Empty pews and bible

Lutsenko_Oleksandr | Shutterstock

J-P Mauro - published on 09/04/23

After recently being saved from demolition by preliminary landmark status, St. Adalbert's in Pilsen may be sold and converted.

A community effort to save a 100-year-old Chicago church spared the building from the wrecking ball, eventually convincing the local city council to grant the structure preliminary landmark status. The designation will protect the building from demolition and it may also get the city to pitch in for repairs. Now, however, the defunct church may yet be given new life, as a company that specializes in event spaces is in negotiations to buy the building. 

Aleteia previously reported that the preliminary landmark status of St. Adalbert’s, in the Pilsen section of Chicago, extends to several other buildings on the premises: the school, the convent, and the rectory.
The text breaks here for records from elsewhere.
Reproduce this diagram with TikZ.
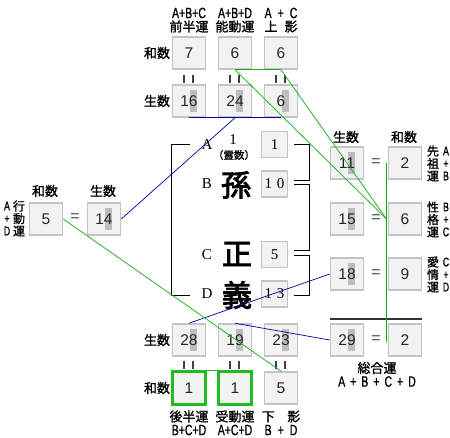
\documentclass[tikz,border=0pt]{standalone}
\usepackage{fontspec}
\setmainfont{Liberation Sans}
\newfontfamily\jp[FakeBold=1.2]{Noto Sans CJK JP}
\newfontfamily\jpb[FakeBold=3]{Noto Sans CJK JP}
\newfontfamily\ser{Liberation Serif}
\newfontfamily\nar[FakeStretch=0.7,FakeBold=0.8]{Liberation Sans}
\definecolor{boxfill}{HTML}{F2F2F2}
\definecolor{boxline}{HTML}{C4C4C4}
\definecolor{hlgray}{HTML}{BDBDBD}
\definecolor{lgreen}{HTML}{1FB01F}
\definecolor{vgreen}{HTML}{00B800}
\definecolor{lblue}{HTML}{0000A8}
\definecolor{bgreen}{HTML}{22BB22}
\tikzset{
 numbox/.style={draw=boxline, line width=1.5pt, fill=boxfill, minimum width=33pt, minimum height=32pt, inner sep=0pt, font=\fontsize{15.5}{15.5}\selectfont, text=black!85},
 hl/.style={path picture={\fill[hlgray] ([xshift=1pt,yshift=-11pt]path picture bounding box.center) rectangle ++(7pt,22pt);}},
 grbox/.style={numbox, draw=bgreen, line width=3pt},
 smallbox/.style={draw=boxline, line width=1.5pt, fill=boxfill, minimum width=26pt, minimum height=26pt, inner sep=0pt, font=\ser\fontsize{15}{15}\selectfont},
 jlab/.style={font=\jp\fontsize{13}{13}\selectfont, inner sep=0pt, align=center},
 nlab/.style={font=\nar\fontsize{15}{15}\selectfont, inner sep=0pt, align=center},
 jstack/.style={font=\jp\fontsize{12}{12.5}\selectfont, inner sep=0pt, align=center},
 nstack/.style={font=\nar\fontsize{12.5}{12.5}\selectfont, inner sep=0pt, align=center},
 serlab/.style={font=\ser\fontsize{15}{15}\selectfont, inner sep=0pt},
 bigk/.style={font=\jpb\fontsize{30}{30}\selectfont, inner sep=0pt},
 eqsign/.style={font=\fontsize{16}{16}\selectfont, text=black!70, inner sep=0pt},
 vmark/.style={draw=black!75, line width=1.8pt},
 bluel/.style={draw=lblue, line width=0.7pt},
 greenl/.style={draw=lgreen, line width=0.75pt},
 brk/.style={draw=black, line width=0.9pt},
}
\newcommand\vmarks[2]{%
 \draw[vmark] ([xshift=-5pt,yshift=-#2]#1.south) -- ++(0,8);
 \draw[vmark] ([xshift=4pt,yshift=-#2]#1.south) -- ++(0,8);}
\begin{document}
\begin{tikzpicture}[x=1pt,y=-1pt]
\useasboundingbox[fill=white] (0,0) rectangle (450,438);
% top labels
\node[nlab] (ta1) at (189,13) {A+B+C};
\node[jlab] (tb1) at (189,26.5) {前半運};
\node[nlab] (ta2) at (235,13) {A+B+D};
\node[jlab] (tb2) at (235,26.5) {能動運};
\node[nlab] (ta3) at (281,13) {A\hspace{6pt}+\hspace{6pt}C};
\node[jlab] (tb3) at (281,26.5) {上\hspace{7pt}影};
% top rows
\node[jlab] (tlw) at (157,53) {和数};
\node[jlab] (tls) at (157,101) {生数};
\node[numbox] (t1w) at (189,53) {7};
\node[numbox] (t2w) at (235,53) {6};
\node[numbox] (t3w) at (281,53) {6};
\node[numbox,hl] (t1s) at (189,101) {16};
\node[numbox,hl] (t2s) at (235,101) {24};
\node[numbox,hl] (t3s) at (281,101) {6};
\vmarks{t1w}{5pt}\vmarks{t2w}{5pt}\vmarks{t3w}{5pt}
% left
\node[jlab] (llw) at (45,191) {和数};
\node[jlab] (lls) at (103,191) {生数};
\node[nstack] (lsa) at (7,218.5) {A\\+\\D};
\node[jstack] (lsb) at (19,218.5) {行\\動\\運};
\node[numbox] (l5) at (46,219) {5};
\node[eqsign] (leq) at (75,218) {=};
\node[numbox,hl] (l14) at (104,219) {14};
% middle
\node[serlab] (la) at (207,145) {A};
\node[serlab] (lb) at (207,184) {B};
\node[serlab] (lc) at (207,255) {C};
\node[serlab] (ld) at (207,294) {D};
\node[serlab] (one) at (233,140) {1};
\node[font=\jp\fontsize{10.5}{10.5}\selectfont, inner sep=0pt] (rei) at (234,155) {（霊数）};
\node[bigk] (son) at (236,185) {孫};
\node[bigk] (sei) at (237,254) {正};
\node[bigk] (gi) at (237,295) {義};
\node[smallbox] (sa) at (274.5,144.5) {1};
\node[smallbox] (sb) at (274.5,184) {1\hspace{5pt}0};
\node[smallbox] (sc) at (274.5,254.5) {5};
\node[smallbox] (sd) at (274.5,294) {1\hspace{5pt}3};
\draw[brk] (190,144) -- (171,144) -- (171,295) -- (190,295);
\draw[brk] (294,144) -- (309,144) -- (309,180) -- (294,180);
\draw[brk] (294,184) -- (309,184) -- (309,250) -- (294,250);
\draw[brk] (294,255) -- (309,255) -- (309,295) -- (294,295);
% right column
\node[jlab] (rls) at (346,137) {生数};
\node[jlab] (rlw) at (404,137) {和数};
\node[numbox,hl] (r1s) at (347,163) {11};
\node[eqsign] (r1e) at (376,163) {=};
\node[numbox] (r1w) at (405,163) {2};
\node[numbox,hl] (r2s) at (347,219) {15};
\node[eqsign] (r2e) at (376,219) {=};
\node[numbox] (r2w) at (405,219) {6};
\node[numbox,hl] (r3s) at (347,274) {18};
\node[eqsign] (r3e) at (376,274) {=};
\node[numbox] (r3w) at (405,274) {9};
\node[numbox,hl] (r4s) at (347,340) {29};
\node[eqsign] (r4e) at (376,340) {=};
\node[numbox] (r4w) at (405,340) {2};
\node[jstack] (rk1) at (433,163.5) {先\\祖\\運};
\node[nstack] (rt1) at (446,163.5) {A\\+\\B};
\node[jstack] (rk2) at (433,219.5) {性\\格\\運};
\node[nstack] (rt2) at (446,219.5) {B\\+\\C};
\node[jstack] (rk3) at (433,274.5) {愛\\情\\運};
\node[nstack] (rt3) at (446,274.5) {C\\+\\D};
\draw[line width=2.5pt, black!80] ([yshift=4pt]r4s.north west) -- ([yshift=4pt]r4w.north east);
\node[jlab] (sog) at (377,368) {総合運};
\node[nlab] (sogf) at (377,381.5) {A\hspace{5pt}+\hspace{5pt}B\hspace{5pt}+\hspace{5pt}C\hspace{5pt}+\hspace{5pt}D};
% bottom rows
\node[jlab] (bls) at (157,340) {生数};
\node[jlab] (blw) at (157,388) {和数};
\node[numbox,hl] (b1s) at (189,340) {28};
\node[numbox,hl] (b2s) at (235,340) {19};
\node[numbox,hl] (b3s) at (281,340) {23};
\node[grbox] (b1w) at (189,388) {1};
\node[grbox] (b2w) at (235,388) {1};
\node[numbox] (b3w) at (281,388) {5};
\vmarks{b1s}{4pt}\vmarks{b2s}{4pt}\vmarks{b3s}{4pt}
\node[jlab] (bb1) at (189,416.5) {後半運};
\node[nlab] (ba1) at (189,430) {B+C+D};
\node[jlab] (bb2) at (235,416.5) {受動運};
\node[nlab] (ba2) at (235,430) {A+C+D};
\node[jlab] (bb3) at (281,416.5) {下\hspace{12.5pt}影};
\node[nlab] (ba3) at (281,430) {B\hspace{6pt}+\hspace{6pt}D};
% connectors
\draw[bluel] (t1s.south) -- (t3s.south);
\draw[bluel] (t2s.south) -- (l14.east);
\draw[bluel] (b1s.north) -- (r3s.west);
\draw[bluel] (b2s.north) -- (r4s.west);
\draw[greenl] (t2w.south) -- (t3w.south);
\draw[greenl] (t2w.south) -- ([xshift=-1.25pt]r2w.west);
\draw[greenl] (t3w.south) -- ([xshift=-1.25pt]r2w.west);
\draw[draw=vgreen, line width=1.5pt] ([xshift=-1.25pt]r1w.west) -- ([xshift=-1.25pt,yshift=-2pt]r4w.west);
\draw[greenl] (l5.east) -- (b3w.north);
\draw[draw=bgreen, line width=1pt] (b1w.north east) -- (b2w.north west);
\end{tikzpicture}
\end{document}
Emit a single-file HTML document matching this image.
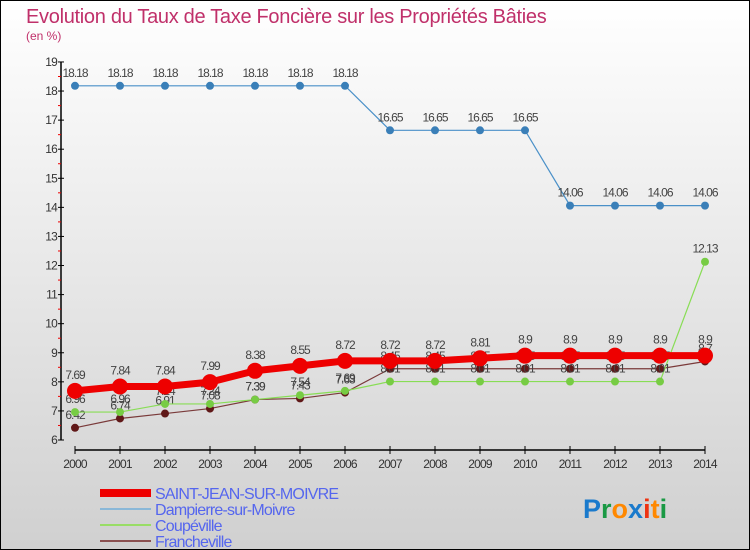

The status is focused on the facades of these buildings and leaves ample room for renovations to be made, if there is a desire to convert the space to another use.

According to Block Club Chicago, this is exactly what Anew Holding LLC is planning, as it has begun negotiating with the Archdiocese of Chicago to find an agreeable arrangement. The company has previously converted Temple House, a former Miami synagogue, into a catering hall. The site now hosts parties, music video shoots, and many other group events, and this would be the model for the former St. Adalbert’s as well. 

While the conversion of the church to a party space would ensure that the building continues to serve a function in the neighborhood, some members of the community are lamenting the idea of putting the former church to work in such a way. Alderman Byron Sigcho-Lopez (25th), who was instrumental in gaining landmark status, told Block Club Cicago: 

“There’s no support for something like this, just given the huge need that we have in our community” for things like housing, childcare or senior services, Sigcho-Lopez said. “We’re going to put yet another venue that will erode the quality of life for residents, that could create more nuisances to the residents?”

Judy Vazquez, a former parishioner and Pilsen resident, said that she hoped the deal would fail, noting that she does not feel it would be right to have parties in a former church, even if it was deconsecrated in 2019:

“I have faith that the contract will fall through,” she said. “It’s not the first sort of, kind of rodeo that we’ve been at.”

While it is still unknown if the deal will go through, there have been numerous failures to sell the building in the last decade. One reason for these failures is the extensive maintenance the two towers of St. Adalbert’s need to undergo. For many years now the towers have been covered by protective scaffolding to protect pedestrians from any crumbling or deterioration. It is estimated that the work would cost about $3 million to complete.